En entrevue avec La Presse, Gino Chouinard, une autre figure emblématique de TVA, n’a pas caché sa grande admiration pour Pierre Bruneau, sur les plans tant professionnel que personnel. « Tenir l’antenne aussi longtemps, avec des résultats aussi extraordinaires, ça relève de l’exploit. Pierre n’a jamais baissé les bras devant les défis. Il les a toujours pris de face. »

L’animateur de Salut bonjour ! a salué l’impact social du roi des cotes d’écoute, rappelant qu’il a créé, en 1990, la Fondation Charles-Bruneau pour poursuivre le travail qu’avait entamé son fils aîné, mort d’une leucémie à l’âge de 12 ans.

Ami proche et ancien collègue de Pierre Bruneau, Philippe Lapointe a également applaudi son œuvre philanthropique. « Avec sa fondation, il a fait la différence pour tellement de gens, a souligné l’ex-vice-président principal du réseau TVA au téléphone. Il a mis sa notoriété au service du bien commun. C’est admirable. »

Philippe Lapointe décrit Pierre Bruneau comme un « gentleman ». Il vante sa rigueur et, surtout, son dévouement sans limites. Peu importe le jour ou l’heure, le récipiendaire de l’Ordre du Canada (2012) et de l’Ordre national du Québec (2008) est toujours prêt à livrer la nouvelle quand l’actualité l’exige.

« Les gens ne réalisent pas à quel point c’est un job difficile, être chef d’antenne, a insisté Philippe Lapointe. C’est exigeant, parce que c’est tous les jours. Tu n’as pas le droit d’être mauvais ou moyen. Il faut le dire : Pierre Bruneau a été Wayne Gretzky tous les jours. Il était bon tout le temps. »

À l’autre bout du fil, Mario Dumont a qualifié ses 10 années passées à côtoyer Pierre Bruneau de « privilège ». « C’est un grand professionnel. Je garde le souvenir de soirées électorales mémorables. C’est toute une époque sur laquelle on tourne la page. »

Sur les réseaux sociaux, le milieu politique n’est pas resté indifférent à l’annonce du pilier de l’information.
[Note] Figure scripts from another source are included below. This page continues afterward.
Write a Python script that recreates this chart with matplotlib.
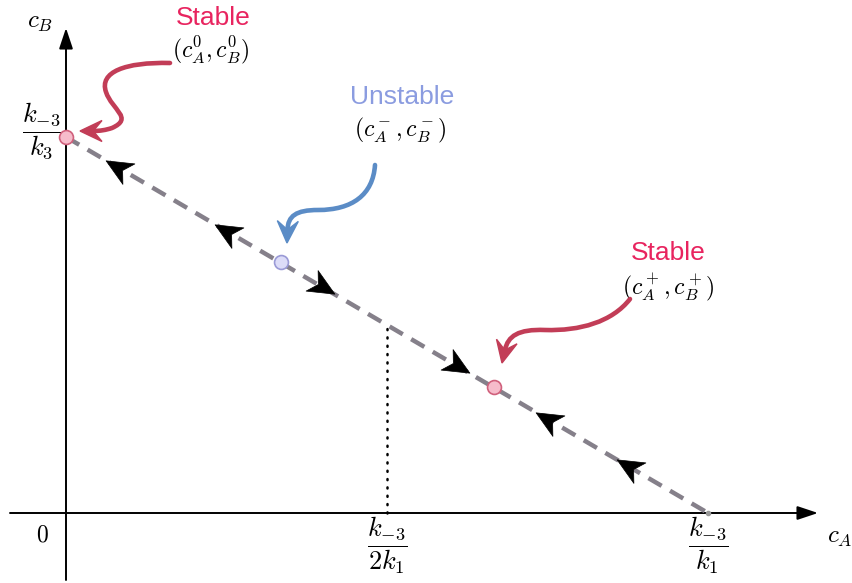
import numpy as np
import matplotlib
matplotlib.use("Agg")
import matplotlib.pyplot as plt
from matplotlib.path import Path
from matplotlib.patches import PathPatch, Polygon
from matplotlib.markers import MarkerStyle
from matplotlib.transforms import Affine2D

plt.rcParams["mathtext.fontset"] = "cm"
plt.rcParams["lines.scale_dashes"] = False

# Invariant line c_A + c_B = k_{-3}/k_3 (normalised units)
line_cA = [0.0, 1.0]
line_cB = [1.0, 0.0]

# Fixed points on the line
stable0 = (0.0, 1.0)
unstable = (0.335, 0.667)
stable_plus = (0.667, 0.335)

# Flow direction arrows along the line (+1 = towards larger c_A)
flow_cA = [0.08, 0.25, 0.40, 0.61, 0.75, 0.875]
flow_cB = [0.92, 0.75, 0.60, 0.39, 0.25, 0.125]
flow_dir = [-1, -1, 1, 1, -1, -1]

# Midpoint marker
mid_cA = 0.5
mid_cB = 0.5

fig = plt.figure(figsize=(8.53, 5.83), dpi=100)
ax = fig.add_axes([0, 0, 1, 1])
ax.set_xlim(-66 / 642, 787 / 642)
ax.set_ylim(-70 / 376, 513 / 376)
ax.axis("off")


def px(x, y):
    return ((x - 66) / 642, (513 - y) / 376)


# Coordinate axes with arrowheads
ax.annotate("", xy=(752 / 642, 0), xytext=(-56 / 642, 0),
            arrowprops=dict(arrowstyle="-|>,head_length=0.9,head_width=0.3",
                            color="black", lw=1.4, mutation_scale=14,
                            shrinkA=0, shrinkB=0))
ax.annotate("", xy=(0, 485 / 376), xytext=(0, -67 / 376),
            arrowprops=dict(arrowstyle="-|>,head_length=0.9,head_width=0.3",
                            color="black", lw=1.4, mutation_scale=14,
                            shrinkA=0, shrinkB=0))

# Dotted guide at c_A = k_{-3}/(2k_1)
ax.plot([mid_cA, mid_cA], [0, mid_cB], color="black", lw=1.8,
        linestyle=(0, (0.8, 5.2)), dash_capstyle="round", zorder=2)

# Dashed invariant line
ax.plot(line_cA, line_cB, color="#85808a", lw=3.2, dashes=(11, 7),
        dash_capstyle="butt", zorder=3)
ax.plot([line_cA[1]], [line_cB[1]], "o", color="#999999", ms=3, zorder=3)

# Flow arrowheads (stealth shape)
stealth = Path([(1, 0), (-1, 0.9), (-0.45, 0), (-1, -0.9), (1, 0)],
               [Path.MOVETO, Path.LINETO, Path.LINETO, Path.LINETO, Path.CLOSEPOLY])
ang = np.degrees(np.arctan2(-376, 642))
for x, y, d in zip(flow_cA, flow_cB, flow_dir):
    a = ang if d > 0 else ang + 180
    m = MarkerStyle(stealth, transform=Affine2D().rotate_deg(a))
    ax.plot([x], [y], marker=m, ms=19, color="black", mec="black", mew=0.5,
            linestyle="none", zorder=5)

# Fixed point markers
ax.plot(*stable0, "o", ms=10, mfc="#f6bccb", mec="#d0607c", mew=1.2, zorder=6)
ax.plot(*stable_plus, "o", ms=10, mfc="#f6bccb", mec="#d0607c", mew=1.2, zorder=6)
ax.plot(*unstable, "o", ms=10, mfc="#dcdcf8", mec="#9a9ad6", mew=1.2, zorder=6)


def curved_arrow(points, color, head_len=22, half_w=10.5):
    """Cubic-Bezier shaft ending in a notched arrowhead (pixel-space layout)."""
    pts = np.array(points, dtype=float)
    tip = pts[-1].copy()
    u = tip - pts[-2]
    u /= np.hypot(*u)
    n = np.array([-u[1], u[0]])
    notch = tip - 0.6 * head_len * u
    pts[-1] = notch
    verts = [px(*p) for p in pts]
    codes = [Path.MOVETO] + [Path.CURVE4] * (len(verts) - 1)
    ax.add_patch(PathPatch(Path(verts, codes), fill=False, edgecolor=color,
                           lw=3.3, capstyle="round", zorder=4))
    head = [tip, tip - head_len * u + half_w * n, notch,
            tip - head_len * u - half_w * n]
    ax.add_patch(Polygon([px(*p) for p in head], closed=True, facecolor=color,
                         edgecolor=color, lw=1, zorder=4))


curved_arrow([(170, 63), (125, 62), (99, 72), (106, 92),
              (112, 110), (134, 118), (112, 128),
              (106, 130), (100, 131), (80, 131)], "#c23d57")
curved_arrow([(375, 165), (373, 195), (352, 210), (318, 210),
              (296, 210), (288, 216), (287, 243)], "#5b8cc6")
curved_arrow([(630, 299), (612, 322), (580, 331), (545, 330),
              (518, 329), (508, 336), (502, 363)], "#c23d57")

# Labels
pink = "#e8245f"
lav = "#8b9ce0"
ax.text(*px(213, 18), "Stable", color=pink, fontsize=19,
        family="Liberation Sans", ha="center", va="center")
ax.text(*px(211, 50), r"$(c_A^0, c_B^0)$", fontsize=17, ha="center", va="center")
ax.text(*px(402, 97), "Unstable", color=lav, fontsize=19,
        family="Liberation Sans", ha="center", va="center")
ax.text(*px(400, 130), r"$(c_A^-, c_B^-)$", fontsize=17, ha="center", va="center")
ax.text(*px(668, 253), "Stable", color=pink, fontsize=19,
        family="Liberation Sans", ha="center", va="center")
ax.text(*px(668, 287), r"$(c_A^+, c_B^+)$", fontsize=17, ha="center", va="center")

ax.text(*px(40, 22), r"$c_B$", fontsize=18, ha="center", va="center")
ax.text(*px(840, 537), r"$c_A$", fontsize=18, ha="center", va="center")
ax.text(*px(42, 535), r"$0$", fontsize=17, ha="center", va="center")
ax.text(*px(42, 131), r"$\dfrac{k_{-3}}{k_3}$", fontsize=19, ha="center", va="center")
ax.text(*px(387, 545), r"$\dfrac{k_{-3}}{2k_1}$", fontsize=19, ha="center", va="center")
ax.text(*px(708, 545), r"$\dfrac{k_{-3}}{k_1}$", fontsize=19, ha="center", va="center")

fig.savefig("out.png", dpi=100, facecolor="white")
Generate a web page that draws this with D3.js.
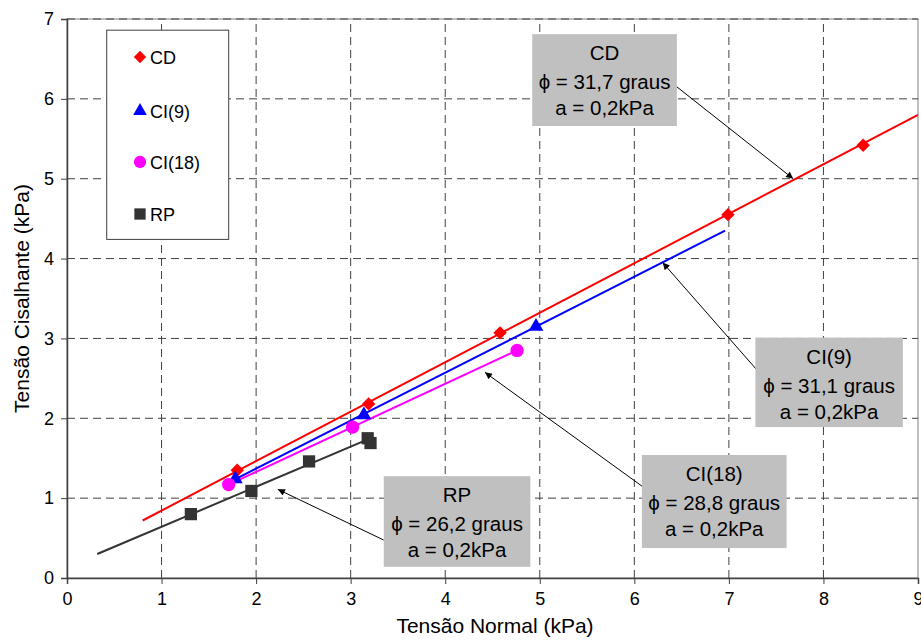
<!DOCTYPE html>
<html>
<head>
<meta charset="utf-8">
<script src="https://cdn.jsdelivr.net/npm/d3@7"></script>
<style>
  body { margin: 0; background: #fff; }
  text { font-family: "Liberation Sans", Arial, sans-serif; fill: #000; }
</style>
</head>
<body>
<div id="chart"></div>
<script>
// data
const cdX = [1.80, 3.19, 4.58, 6.99, 8.42];
const cdY = [1.35, 2.18, 3.07, 4.55, 5.42];
const ci9X = [1.78, 3.14, 4.96];
const ci9Y = [1.24, 2.04, 3.15];
const ci18X = [1.71, 3.02, 4.76];
const ci18Y = [1.17, 1.89, 2.85];
const rpX = [1.31, 1.95, 2.56, 3.18, 3.21];
const rpY = [0.80, 1.09, 1.46, 1.75, 1.69];

// fitted lines (end points)
const cdFitX = [0.8, 9.0], cdFitY = [0.72, 5.80];
const ci9FitX = [1.75, 6.96], ci9FitY = [1.22, 4.35];
const ci18FitX = [1.71, 4.76], ci18FitY = [1.17, 2.85];
const rpFitX = [0.32, 3.15], rpFitY = [0.30, 1.72];

const xTicks = [0, 1, 2, 3, 4, 5, 6, 7, 8, 9];
const yTicks = [0, 1, 2, 3, 4, 5, 6, 7];
const legendNames = ["CD", "CI(9)", "CI(18)", "RP"];

// annotation boxes: [x0, x1, yTop, yBottom] in data units, arrow from -> to
const noteNames = ["CD", "CI(9)", "CI(18)", "RP"];
const notePhi = ["31,7", "31,1", "28,8", "26,2"];
const noteBox = [[4.92, 6.45, 6.81, 5.66], [7.28, 8.84, 3.01, 1.89], [6.08, 7.61, 1.54, 0.375], [3.35, 4.90, 1.275, 0.14]];
const noteFrom = [[6.45, 6.15], [7.30, 2.60], [6.11, 1.125], [3.35, 0.475]];
const noteTo = [[7.68, 5.00], [6.30, 3.95], [4.42, 2.575], [2.23, 1.11]];

const width = 921, height = 641;
const margin = {left: 67, right: 3, top: 19, bottom: 63};

const svg = d3.select("#chart").append("svg")
  .attr("width", width).attr("height", height);

const xScale = d3.scaleLinear().domain([0, 9]).range([margin.left, width - margin.right]);
const yScale = d3.scaleLinear().domain([0, 7]).range([height - margin.bottom, margin.top]);

// plot frame
svg.append("rect")
  .attr("x", xScale(0)).attr("y", yScale(7))
  .attr("width", xScale(9) - xScale(0)).attr("height", yScale(0) - yScale(7))
  .attr("fill", "none").attr("stroke", "#808080");

// grid
svg.append("g").selectAll("line").data(xTicks.slice(1, -1)).join("line")
  .attr("x1", d => xScale(d)).attr("x2", d => xScale(d))
  .attr("y1", yScale(0)).attr("y2", yScale(7))
  .attr("stroke", "#404040").attr("stroke-dasharray", "8,5");
svg.append("g").selectAll("line").data(yTicks.slice(1)).join("line")
  .attr("x1", xScale(0)).attr("x2", xScale(9))
  .attr("y1", d => yScale(d)).attr("y2", d => yScale(d))
  .attr("stroke", "#404040").attr("stroke-dasharray", "8,5");

// axes
const xAxis = svg.append("g").attr("transform", `translate(0,${yScale(0)})`)
  .call(d3.axisBottom(xScale).tickValues(xTicks).tickSize(6).tickPadding(8).tickFormat(d3.format("d")));
const yAxis = svg.append("g").attr("transform", `translate(${xScale(0)},0)`)
  .call(d3.axisLeft(yScale).tickValues(yTicks).tickSize(6).tickPadding(7).tickFormat(d3.format("d")));
[xAxis, yAxis].forEach(a => {
  a.select(".domain").attr("stroke", "#404040").attr("stroke-width", 1.5);
  a.selectAll(".tick line").attr("stroke", "#404040");
  a.selectAll("text").attr("font-size", 18).attr("font-family", "Liberation Sans, Arial, sans-serif").attr("fill", "#000");
});

svg.append("text")
  .attr("x", 495).attr("y", 633)
  .attr("text-anchor", "middle").attr("font-size", 21)
  .text("Tensão Normal (kPa)");
svg.append("text")
  .attr("transform", `translate(29,${yScale(3.5)}) rotate(-90)`)
  .attr("text-anchor", "middle").attr("font-size", 21)
  .text("Tensão Cisalhante (kPa)");

// legend box
const legend = svg.append("g");
legend.append("rect")
  .attr("x", xScale(0.42)).attr("y", yScale(6.86))
  .attr("width", xScale(1.71) - xScale(0.42)).attr("height", yScale(4.24) - yScale(6.86))
  .attr("fill", "#fff").attr("stroke", "#404040");

// diamonds are squares turned by 45 degrees
const series = [
  {name: "CD", xs: cdX, ys: cdY, fx: cdFitX, fy: cdFitY, color: "#ff0000", sym: d3.symbolSquare, size: 90, rot: 45},
  {name: "CI(9)", xs: ci9X, ys: ci9Y, fx: ci9FitX, fy: ci9FitY, color: "#0000ff", sym: d3.symbolTriangle, size: 95, rot: 0},
  {name: "CI(18)", xs: ci18X, ys: ci18Y, fx: ci18FitX, fy: ci18FitY, color: "#ff00ff", sym: d3.symbolCircle, size: 140, rot: 0},
  {name: "RP", xs: rpX, ys: rpY, fx: rpFitX, fy: rpFitY, color: "#333333", sym: d3.symbolSquare, size: 150, rot: 0}
];

const legendY = [57, 111, 162, 214];
legendNames.forEach((n, i) => {
  const s = series[i];
  legend.append("path")
    .attr("d", d3.symbol().type(s.sym).size(s.size * 0.85)())
    .attr("transform", `translate(140,${legendY[i]}) rotate(${s.rot})`)
    .attr("fill", s.color);
  legend.append("text")
    .attr("x", 150).attr("y", legendY[i] + 6.5)
    .attr("font-size", 18)
    .text(n);
});

// lines and markers
const line = d3.line().x(d => xScale(d[0])).y(d => yScale(d[1]));
series.forEach(s => {
  svg.append("path")
    .attr("d", line(s.fx.map((x, i) => [x, s.fy[i]])))
    .attr("fill", "none").attr("stroke", s.color).attr("stroke-width", 2);
});
series.forEach(s => {
  svg.append("g").selectAll("path").data(s.xs.map((x, i) => [x, s.ys[i]])).join("path")
    .attr("d", d3.symbol().type(s.sym).size(s.size)())
    .attr("transform", d => `translate(${xScale(d[0])},${yScale(d[1])}) rotate(${s.rot})`)
    .attr("fill", s.color);
});

// annotations
svg.append("defs").append("marker")
  .attr("id", "arrow").attr("viewBox", "0 0 10 10")
  .attr("refX", 10).attr("refY", 5)
  .attr("markerWidth", 10).attr("markerHeight", 7)
  .attr("markerUnits", "userSpaceOnUse")
  .attr("orient", "auto")
  .append("path").attr("d", "M0,0L10,5L0,10Z").attr("fill", "#000");

noteNames.forEach((n, i) => {
  const b = noteBox[i];
  svg.append("line")
    .attr("x1", xScale(noteFrom[i][0])).attr("y1", yScale(noteFrom[i][1]))
    .attr("x2", xScale(noteTo[i][0])).attr("y2", yScale(noteTo[i][1]))
    .attr("stroke", "#000").attr("stroke-width", 1)
    .attr("marker-end", "url(#arrow)");
  const x0 = xScale(b[0]), x1 = xScale(b[1]), y0 = yScale(b[2]), y1 = yScale(b[3]);
  svg.append("rect")
    .attr("x", x0).attr("y", y0).attr("width", x1 - x0).attr("height", y1 - y0)
    .attr("fill", "#c0c0c0");
  const cx = (x0 + x1) / 2;
  const lines = [n, `ϕ = ${notePhi[i]} graus`, "a = 0,2kPa"];
  const offs = [26, 55, 81];
  lines.forEach((t, j) => {
    svg.append("text")
      .attr("x", cx).attr("y", y0 + offs[j])
      .attr("text-anchor", "middle").attr("font-size", 20.5)
      .text(t);
  });
});
</script>
</body>
</html>
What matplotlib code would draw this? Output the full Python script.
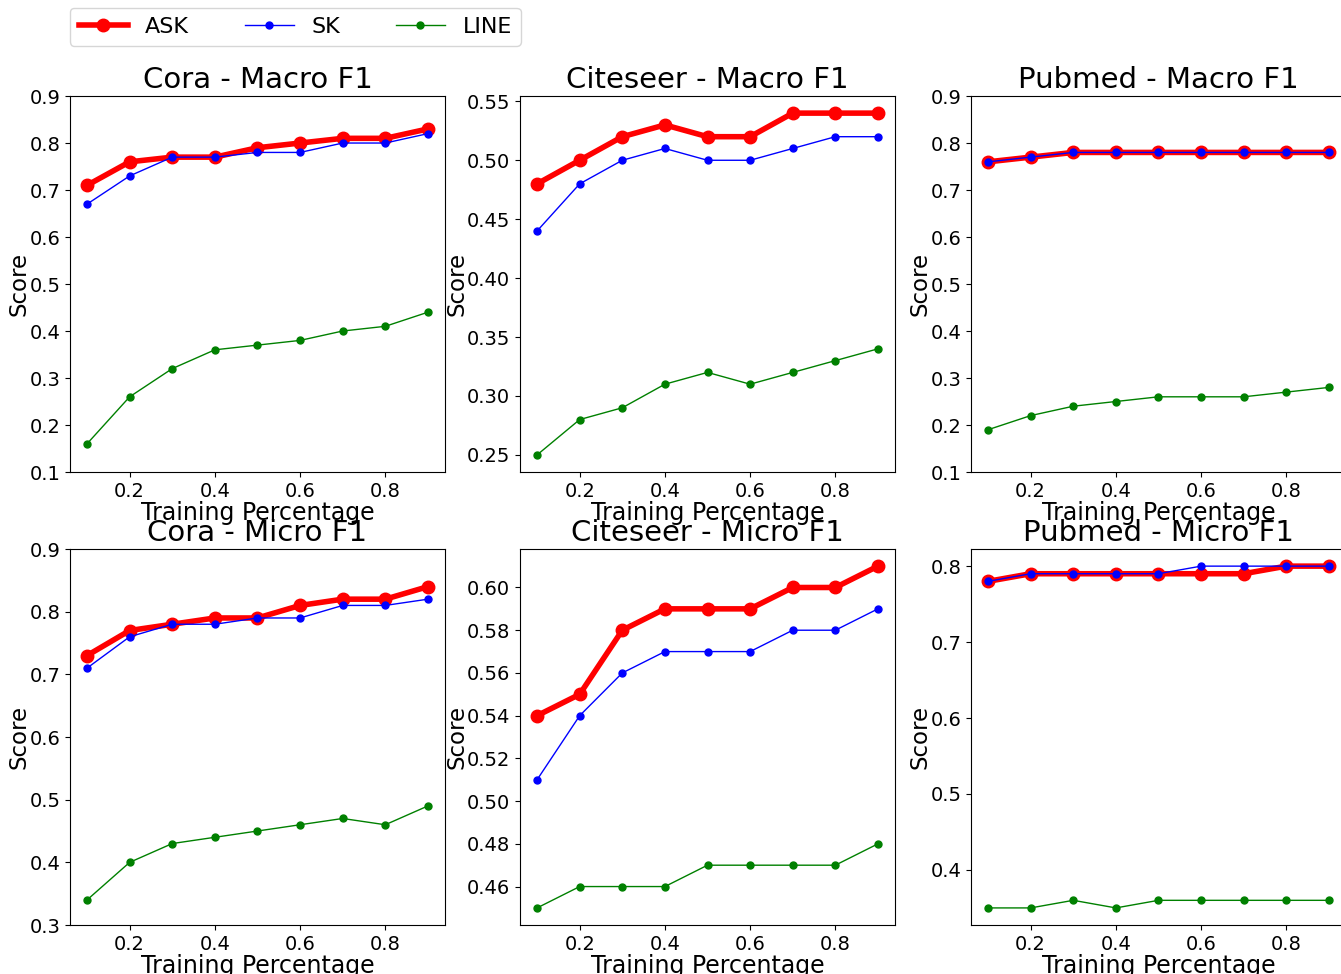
import matplotlib
matplotlib.use('Agg')
import matplotlib.pyplot as plt

# Training percentages
train_pct = [0.1, 0.2, 0.3, 0.4, 0.5, 0.6, 0.7, 0.8, 0.9]

# Macro F1
cora_macro_ask = [0.71, 0.76, 0.77, 0.77, 0.79, 0.80, 0.81, 0.81, 0.83]
cora_macro_sk = [0.67, 0.73, 0.77, 0.77, 0.78, 0.78, 0.80, 0.80, 0.82]
cora_macro_line = [0.16, 0.26, 0.32, 0.36, 0.37, 0.38, 0.40, 0.41, 0.44]

citeseer_macro_ask = [0.48, 0.50, 0.52, 0.53, 0.52, 0.52, 0.54, 0.54, 0.54]
citeseer_macro_sk = [0.44, 0.48, 0.50, 0.51, 0.50, 0.50, 0.51, 0.52, 0.52]
citeseer_macro_line = [0.25, 0.28, 0.29, 0.31, 0.32, 0.31, 0.32, 0.33, 0.34]

pubmed_macro_ask = [0.76, 0.77, 0.78, 0.78, 0.78, 0.78, 0.78, 0.78, 0.78]
pubmed_macro_sk = [0.76, 0.77, 0.78, 0.78, 0.78, 0.78, 0.78, 0.78, 0.78]
pubmed_macro_line = [0.19, 0.22, 0.24, 0.25, 0.26, 0.26, 0.26, 0.27, 0.28]

# Micro F1
cora_micro_ask = [0.73, 0.77, 0.78, 0.79, 0.79, 0.81, 0.82, 0.82, 0.84]
cora_micro_sk = [0.71, 0.76, 0.78, 0.78, 0.79, 0.79, 0.81, 0.81, 0.82]
cora_micro_line = [0.34, 0.40, 0.43, 0.44, 0.45, 0.46, 0.47, 0.46, 0.49]

citeseer_micro_ask = [0.54, 0.55, 0.58, 0.59, 0.59, 0.59, 0.60, 0.60, 0.61]
citeseer_micro_sk = [0.51, 0.54, 0.56, 0.57, 0.57, 0.57, 0.58, 0.58, 0.59]
citeseer_micro_line = [0.45, 0.46, 0.46, 0.46, 0.47, 0.47, 0.47, 0.47, 0.48]

pubmed_micro_ask = [0.78, 0.79, 0.79, 0.79, 0.79, 0.79, 0.79, 0.80, 0.80]
pubmed_micro_sk = [0.78, 0.79, 0.79, 0.79, 0.79, 0.80, 0.80, 0.80, 0.80]
pubmed_micro_line = [0.35, 0.35, 0.36, 0.35, 0.36, 0.36, 0.36, 0.36, 0.36]

panels = [
    ('Cora - Macro F1', cora_macro_ask, cora_macro_sk, cora_macro_line, (0.1, 0.9)),
    ('Citeseer - Macro F1', citeseer_macro_ask, citeseer_macro_sk, citeseer_macro_line, None),
    ('Pubmed - Macro F1', pubmed_macro_ask, pubmed_macro_sk, pubmed_macro_line, (0.1, 0.9)),
    ('Cora - Micro F1', cora_micro_ask, cora_micro_sk, cora_micro_line, (0.3, 0.9)),
    ('Citeseer - Micro F1', citeseer_micro_ask, citeseer_micro_sk, citeseer_micro_line, None),
    ('Pubmed - Micro F1', pubmed_micro_ask, pubmed_micro_sk, pubmed_micro_line, None),
]

fig = plt.figure(figsize=(13.41, 9.74), dpi=100)

lefts = [0.0522, 0.3878, 0.7241]
bottoms = [0.5154, 0.0503]
w, h = 0.2796, 0.386

for i, (title, ask, sk, line, ylim) in enumerate(panels):
    ax = fig.add_axes([lefts[i % 3], bottoms[i // 3], w, h])
    ax.plot(train_pct, ask, color='red', linewidth=4, marker='o', markersize=9, label='ASK')
    ax.plot(train_pct, sk, color='blue', linewidth=1, marker='o', markersize=5, label='SK')
    ax.plot(train_pct, line, color='green', linewidth=1, marker='o', markersize=5, label='LINE')
    if ylim is not None:
        ax.set_ylim(*ylim)
    ax.set_xticks([0.2, 0.4, 0.6, 0.8])
    ax.tick_params(labelsize=14)
    ax.set_title(title, fontsize=21)
    ax.set_xlabel('Training Percentage', fontsize=17, labelpad=0)
    ax.set_ylabel('Score', fontsize=16.5, labelpad=-1)
    if i == 0:
        handles, labels = ax.get_legend_handles_labels()

fig.legend(handles, labels, loc='upper left', bbox_to_anchor=(0.052, 0.992), ncol=3,
           fontsize=16, handlelength=2.2, columnspacing=2.5, borderaxespad=0)

fig.savefig('out.png', dpi=100)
La mairesse de Montréal Valérie Plante, le chef du Bloc québécois Yves-François Blanchet, la cheffe du Parti libéral du Québec Dominique Anglade, la co-porte-parole de Québec solidaire Manon Massé et plusieurs autres élus ont applaudi ses réalisations.

Les éloges ont également abondé du côté journalistique. « Le facteur le plus important pour mesurer le succès d’une carrière, c’est la durée », a souligné le chef d’antenne du Téléjournal de 18 h à Radio-Canada, Patrice Roy, avant de souhaiter bravo et bonne route à son confrère.

Dans un communiqué, le président de Groupe TVA, Pierre Karl Péladeau, a remercié Pierre Bruneau pour sa passion et son professionnalisme. « Au cours des six dernières décennies, Pierre Bruneau a su nouer un lien très particulier avec les Québécois et les Québécoises de toutes générations. Il fait partie intégrante de leur quotidien en les accompagnant chaque soir avec rigueur, pertinence et humanité. »

Pierre Bruneau s’est fait connaître du public dès 1972 comme journaliste radio à Victoriaville. Il s’est également illustré au micro de CKAC à Montréal pendant quelques années.

À titre de chef d’antenne de TVA, Pierre Bruneau a couvert la plupart des évènements marquants des 40 dernières années, comme la tentative d’assassinat de Ronald Reagan de 1981, la tuerie de Polytechnique de 1989, la crise d’Oka de 1990, le déluge du Saguenay de 1996, les attentats du World Trade Center de septembre 2001 et, bien entendu, la pandémie de COVID-19.

En 2019, il a fait paraître son autobiographie, Même heure, même poste, aux Éditions de l’Homme.